WHAT THIS TASK INVOLVES:
Reproduce the listing below exactly, minus its pictures.

────────────────

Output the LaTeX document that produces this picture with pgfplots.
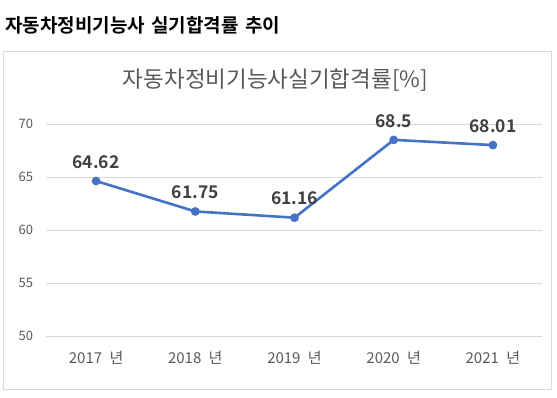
\documentclass[border=0pt]{standalone}
\usepackage{pgfplots}
\pgfplotsset{compat=1.18}
\usepackage{fontspec}
\setmainfont{Noto Sans CJK KR}
\newfontfamily\krbold{Noto Sans CJK KR Bold}
\definecolor{lineblue}{HTML}{4472C4}
\definecolor{txtgray}{HTML}{595959}
\definecolor{lblgray}{HTML}{404040}
\definecolor{gridgray}{HTML}{D9D9D9}
\begin{document}
\begin{tikzpicture}[x=1pt,y=1pt]
\path[use as bounding box] (0,0) rectangle (557,398);
\draw[gridgray, line width=1pt] (3.5,8) rectangle (551,346);
\node[anchor=west, inner sep=0pt, font=\krbold\fontsize{19}{22}\selectfont, text=black] at (5,373) {자동차정비기능사\hspace{2pt} 실기합격률\hspace{2pt} 추이};
\node[anchor=center, inner sep=0pt, font=\fontsize{22.5}{26}\selectfont, text=txtgray] at (275.5,318) {자동차정비기능사실기합격률[\%]};
\begin{axis}[
  at={(46.5pt,62pt)}, anchor=south west,
  scale only axis, width=496pt, height=212pt,
  xmin=-0.5, xmax=4.5, ymin=50, ymax=70,
  xtick={0,1,2,3,4},
  xticklabels={2017\hspace{4pt} 년,2018\hspace{4pt} 년,2019\hspace{4pt} 년,2020\hspace{4pt} 년,2021\hspace{4pt} 년},
  ytick={50,55,60,65,70},
  axis line style={draw=none},
  tick style={draw=none},
  ymajorgrids, grid style={gridgray, line width=0.8pt},
  ticklabel style={text=txtgray},
  yticklabel style={font=\fontsize{13}{15}\selectfont, xshift=-10pt},
  xticklabel style={font=\fontsize{15}{18}\selectfont, yshift=-12pt},
  /pgf/number format/assume math mode=true,
  clip=false,
]
\addplot[lineblue, line width=2.6pt, mark=*, mark size=3pt,
  nodes near coords,
  every node near coord/.append style={font=\krbold\fontsize{17.5}{20}\selectfont, text=lblgray, yshift=8pt},
  point meta=explicit symbolic]
  coordinates {(0,64.62)[64.62] (1,61.75)[61.75] (2,61.16)[61.16] (3,68.5)[68.5] (4,68.01)[68.01]};
\end{axis}
\end{tikzpicture}
\end{document}
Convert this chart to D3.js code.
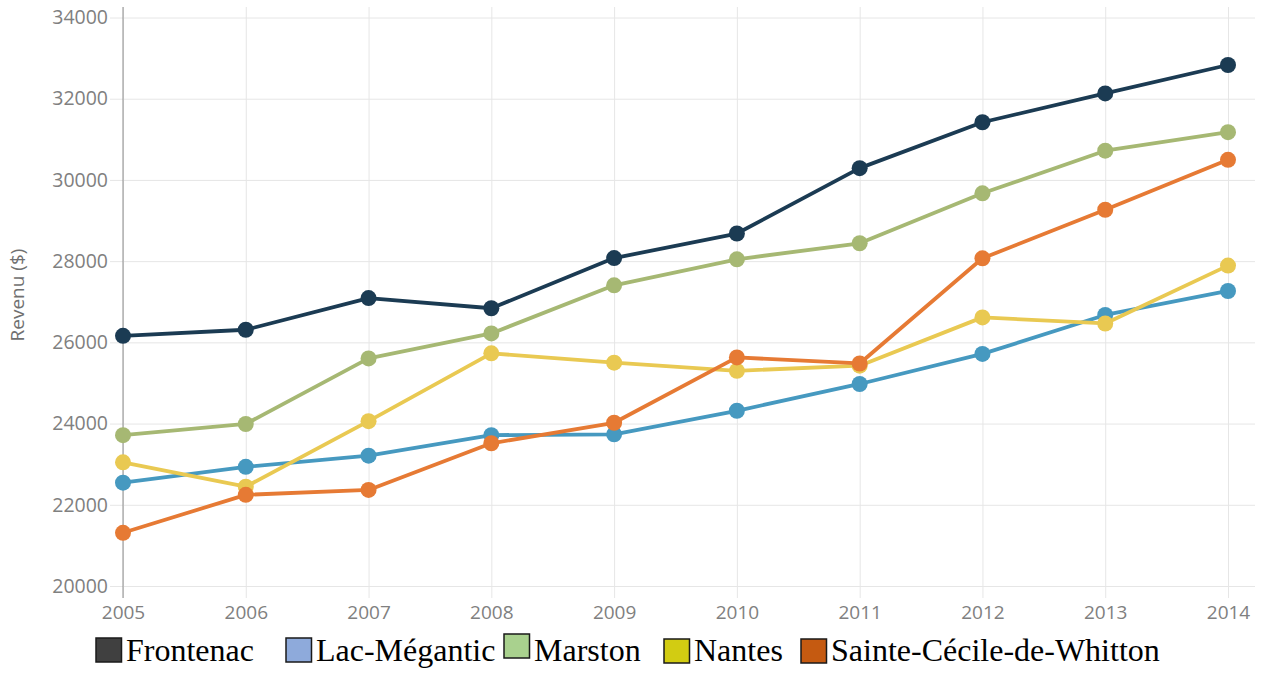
<!DOCTYPE html>
<html>
<head>
<meta charset="utf-8">
<script src="https://cdn.jsdelivr.net/npm/d3@7"></script>
<style>
  html, body { margin: 0; padding: 0; background: #fff; }
  svg { display: block; }
</style>
</head>
<body>
<svg id="chart" width="1269" height="673"></svg>
<script>
// Revenu moyen par municipalité, 2005–2014
const years = [2005, 2006, 2007, 2008, 2009, 2010, 2011, 2012, 2013, 2014];
const yTicks = [20000, 22000, 24000, 26000, 28000, 30000, 32000, 34000];

const seriesNames = ["Frontenac", "Lac-Mégantic", "Marston", "Nantes", "Sainte-Cécile-de-Whitton"];

const frontenac   = [26160, 26310, 27090, 26840, 28075, 28680, 30290, 31420, 32130, 32830];
const lacMegantic = [22545, 22935, 23210, 23715, 23735, 24315, 24975, 25715, 26675, 27265];
const marston     = [23715, 23990, 25605, 26220, 27405, 28045, 28440, 29670, 30720, 31175];
const nantes      = [23045, 22445, 24060, 25730, 25500, 25300, 25425, 26615, 26465, 27890];
const sainteCecile= [21310, 22245, 22365, 23515, 24020, 25630, 25480, 28070, 29265, 30495];

const seriesValues = [frontenac, lacMegantic, marston, nantes, sainteCecile];
const lineColors   = ["#1b3b53", "#4699c0", "#a6b873", "#e9c952", "#e67a34"];
const legendColors = ["#404040", "#8eaadb", "#a9d18e", "#d2cc12", "#c55a11"];

const svg = d3.select("#chart");

const x = d3.scaleLinear().domain([2005, 2014]).range([123, 1228]);
const y = d3.scaleLinear().domain([20000, 34000]).range([586, 17.5]);

const gridColor = "#e6e6e6";
const labelColor = "#808080";
const plotRight = 1255, plotTop = 7;

// horizontal grid lines with tick stubs
const yAxis = d3.axisLeft(y).tickValues(yTicks).tickFormat(d3.format("d"))
  .tickSize(-(plotRight - 110)).tickSizeOuter(0).tickPadding(4);
const gy = svg.append("g").attr("transform", "translate(110,0)").call(yAxis);
gy.select(".domain").remove();
gy.selectAll(".tick line").attr("stroke", gridColor).attr("stroke-width", 1);
gy.selectAll(".tick text")
  .attr("x", -2)
  .attr("fill", labelColor)
  .style("font-family", "'Open Sans', sans-serif")
  .style("font-size", "19.5px");

// vertical grid lines extending below the plot
const xAxis = d3.axisBottom(x).tickValues(years).tickFormat(d3.format("d"))
  .tickSize(-(598 - plotTop)).tickSizeOuter(0).tickPadding(8);
const gx = svg.append("g").attr("transform", "translate(0,598)").call(xAxis);
gx.select(".domain").remove();
gx.selectAll(".tick line").attr("stroke", gridColor).attr("stroke-width", 1);
gx.selectAll(".tick text")
  .attr("y", 8)
  .attr("fill", labelColor)
  .style("font-family", "'Open Sans', sans-serif")
  .style("font-size", "19px");

// left axis line
svg.append("line")
  .attr("x1", x(2005)).attr("x2", x(2005))
  .attr("y1", plotTop).attr("y2", 598)
  .attr("stroke", "#8c8c8c").attr("stroke-width", 1);

// y axis title
svg.append("text")
  .attr("transform", "translate(24,295) rotate(-90)")
  .attr("text-anchor", "middle")
  .attr("fill", "#707070")
  .style("font-family", "'Open Sans', sans-serif")
  .style("font-size", "19px")
  .text("Revenu ($)");

// lines and markers
const line = d3.line().x((d, i) => x(years[i])).y(d => y(d));

seriesValues.forEach((vals, s) => {
  const g = svg.append("g");
  g.append("path")
    .datum(vals)
    .attr("d", line)
    .attr("fill", "none")
    .attr("stroke", lineColors[s])
    .attr("stroke-width", 3.8)
    .attr("stroke-linejoin", "round");
  g.selectAll("circle")
    .data(vals)
    .join("circle")
    .attr("cx", (d, i) => x(years[i]))
    .attr("cy", d => y(d))
    .attr("r", 8)
    .attr("fill", lineColors[s]);
});

// legend
const legendX = [95, 285, 503, 663, 800];
const legendY = [637, 637, 633, 638, 638];
const legend = svg.append("g");
seriesNames.forEach((name, i) => {
  legend.append("rect")
    .attr("x", legendX[i] + 1).attr("y", legendY[i] + 1)
    .attr("width", 25.5).attr("height", 24)
    .attr("fill", legendColors[i])
    .attr("stroke", "#1a1a1a").attr("stroke-width", 1.5);
  legend.append("text")
    .attr("x", legendX[i] + 31)
    .attr("y", 661)
    .attr("fill", "#000")
    .style("font-family", "'Liberation Serif', 'Times New Roman', serif")
    .style("font-size", "32px")
    .text(name);
});
</script>
</body>
</html>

────────────────

SOLUTION FOR THIS PROBLEM:
Output the LaTeX document that produces this picture with pgfplots.
\documentclass[border=0pt]{standalone}
\usepackage{pgfplots}
\pgfplotsset{compat=1.18}
\usepackage{fontspec}
\setmainfont{Noto Sans CJK KR}
\newfontfamily\krbold{Noto Sans CJK KR Bold}
\definecolor{lineblue}{HTML}{4472C4}
\definecolor{txtgray}{HTML}{595959}
\definecolor{lblgray}{HTML}{404040}
\definecolor{gridgray}{HTML}{D9D9D9}
\begin{document}
\begin{tikzpicture}[x=1pt,y=1pt]
\path[use as bounding box] (0,0) rectangle (557,398);
\draw[gridgray, line width=1pt] (3.5,8) rectangle (551,346);
\node[anchor=west, inner sep=0pt, font=\krbold\fontsize{19}{22}\selectfont, text=black] at (5,373) {자동차정비기능사\hspace{2pt} 실기합격률\hspace{2pt} 추이};
\node[anchor=center, inner sep=0pt, font=\fontsize{22.5}{26}\selectfont, text=txtgray] at (275.5,318) {자동차정비기능사실기합격률[\%]};
\begin{axis}[
  at={(46.5pt,62pt)}, anchor=south west,
  scale only axis, width=496pt, height=212pt,
  xmin=-0.5, xmax=4.5, ymin=50, ymax=70,
  xtick={0,1,2,3,4},
  xticklabels={2017\hspace{4pt} 년,2018\hspace{4pt} 년,2019\hspace{4pt} 년,2020\hspace{4pt} 년,2021\hspace{4pt} 년},
  ytick={50,55,60,65,70},
  axis line style={draw=none},
  tick style={draw=none},
  ymajorgrids, grid style={gridgray, line width=0.8pt},
  ticklabel style={text=txtgray},
  yticklabel style={font=\fontsize{13}{15}\selectfont, xshift=-10pt},
  xticklabel style={font=\fontsize{15}{18}\selectfont, yshift=-12pt},
  /pgf/number format/assume math mode=true,
  clip=false,
]
\addplot[lineblue, line width=2.6pt, mark=*, mark size=3pt,
  nodes near coords,
  every node near coord/.append style={font=\krbold\fontsize{17.5}{20}\selectfont, text=lblgray, yshift=8pt},
  point meta=explicit symbolic]
  coordinates {(0,64.62)[64.62] (1,61.75)[61.75] (2,61.16)[61.16] (3,68.5)[68.5] (4,68.01)[68.01]};
\end{axis}
\end{tikzpicture}
\end{document}
Convert this chart to D3.js code.
<!DOCTYPE html>
<html>
<head>
<meta charset="utf-8">
<script src="https://cdn.jsdelivr.net/npm/d3@7"></script>
<style>
  html, body { margin: 0; padding: 0; background: #fff; }
  svg { display: block; }
</style>
</head>
<body>
<svg id="chart" width="1269" height="673"></svg>
<script>
// Revenu moyen par municipalité, 2005–2014
const years = [2005, 2006, 2007, 2008, 2009, 2010, 2011, 2012, 2013, 2014];
const yTicks = [20000, 22000, 24000, 26000, 28000, 30000, 32000, 34000];

const seriesNames = ["Frontenac", "Lac-Mégantic", "Marston", "Nantes", "Sainte-Cécile-de-Whitton"];

const frontenac   = [26160, 26310, 27090, 26840, 28075, 28680, 30290, 31420, 32130, 32830];
const lacMegantic = [22545, 22935, 23210, 23715, 23735, 24315, 24975, 25715, 26675, 27265];
const marston     = [23715, 23990, 25605, 26220, 27405, 28045, 28440, 29670, 30720, 31175];
const nantes      = [23045, 22445, 24060, 25730, 25500, 25300, 25425, 26615, 26465, 27890];
const sainteCecile= [21310, 22245, 22365, 23515, 24020, 25630, 25480, 28070, 29265, 30495];

const seriesValues = [frontenac, lacMegantic, marston, nantes, sainteCecile];
const lineColors   = ["#1b3b53", "#4699c0", "#a6b873", "#e9c952", "#e67a34"];
const legendColors = ["#404040", "#8eaadb", "#a9d18e", "#d2cc12", "#c55a11"];

const svg = d3.select("#chart");

const x = d3.scaleLinear().domain([2005, 2014]).range([123, 1228]);
const y = d3.scaleLinear().domain([20000, 34000]).range([586, 17.5]);

const gridColor = "#e6e6e6";
const labelColor = "#808080";
const plotRight = 1255, plotTop = 7;

// horizontal grid lines with tick stubs
const yAxis = d3.axisLeft(y).tickValues(yTicks).tickFormat(d3.format("d"))
  .tickSize(-(plotRight - 110)).tickSizeOuter(0).tickPadding(4);
const gy = svg.append("g").attr("transform", "translate(110,0)").call(yAxis);
gy.select(".domain").remove();
gy.selectAll(".tick line").attr("stroke", gridColor).attr("stroke-width", 1);
gy.selectAll(".tick text")
  .attr("x", -2)
  .attr("fill", labelColor)
  .style("font-family", "'Open Sans', sans-serif")
  .style("font-size", "19.5px");

// vertical grid lines extending below the plot
const xAxis = d3.axisBottom(x).tickValues(years).tickFormat(d3.format("d"))
  .tickSize(-(598 - plotTop)).tickSizeOuter(0).tickPadding(8);
const gx = svg.append("g").attr("transform", "translate(0,598)").call(xAxis);
gx.select(".domain").remove();
gx.selectAll(".tick line").attr("stroke", gridColor).attr("stroke-width", 1);
gx.selectAll(".tick text")
  .attr("y", 8)
  .attr("fill", labelColor)
  .style("font-family", "'Open Sans', sans-serif")
  .style("font-size", "19px");

// left axis line
svg.append("line")
  .attr("x1", x(2005)).attr("x2", x(2005))
  .attr("y1", plotTop).attr("y2", 598)
  .attr("stroke", "#8c8c8c").attr("stroke-width", 1);

// y axis title
svg.append("text")
  .attr("transform", "translate(24,295) rotate(-90)")
  .attr("text-anchor", "middle")
  .attr("fill", "#707070")
  .style("font-family", "'Open Sans', sans-serif")
  .style("font-size", "19px")
  .text("Revenu ($)");

// lines and markers
const line = d3.line().x((d, i) => x(years[i])).y(d => y(d));

seriesValues.forEach((vals, s) => {
  const g = svg.append("g");
  g.append("path")
    .datum(vals)
    .attr("d", line)
    .attr("fill", "none")
    .attr("stroke", lineColors[s])
    .attr("stroke-width", 3.8)
    .attr("stroke-linejoin", "round");
  g.selectAll("circle")
    .data(vals)
    .join("circle")
    .attr("cx", (d, i) => x(years[i]))
    .attr("cy", d => y(d))
    .attr("r", 8)
    .attr("fill", lineColors[s]);
});

// legend
const legendX = [95, 285, 503, 663, 800];
const legendY = [637, 637, 633, 638, 638];
const legend = svg.append("g");
seriesNames.forEach((name, i) => {
  legend.append("rect")
    .attr("x", legendX[i] + 1).attr("y", legendY[i] + 1)
    .attr("width", 25.5).attr("height", 24)
    .attr("fill", legendColors[i])
    .attr("stroke", "#1a1a1a").attr("stroke-width", 1.5);
  legend.append("text")
    .attr("x", legendX[i] + 31)
    .attr("y", 661)
    .attr("fill", "#000")
    .style("font-family", "'Liberation Serif', 'Times New Roman', serif")
    .style("font-size", "32px")
    .text(name);
});
</script>
</body>
</html>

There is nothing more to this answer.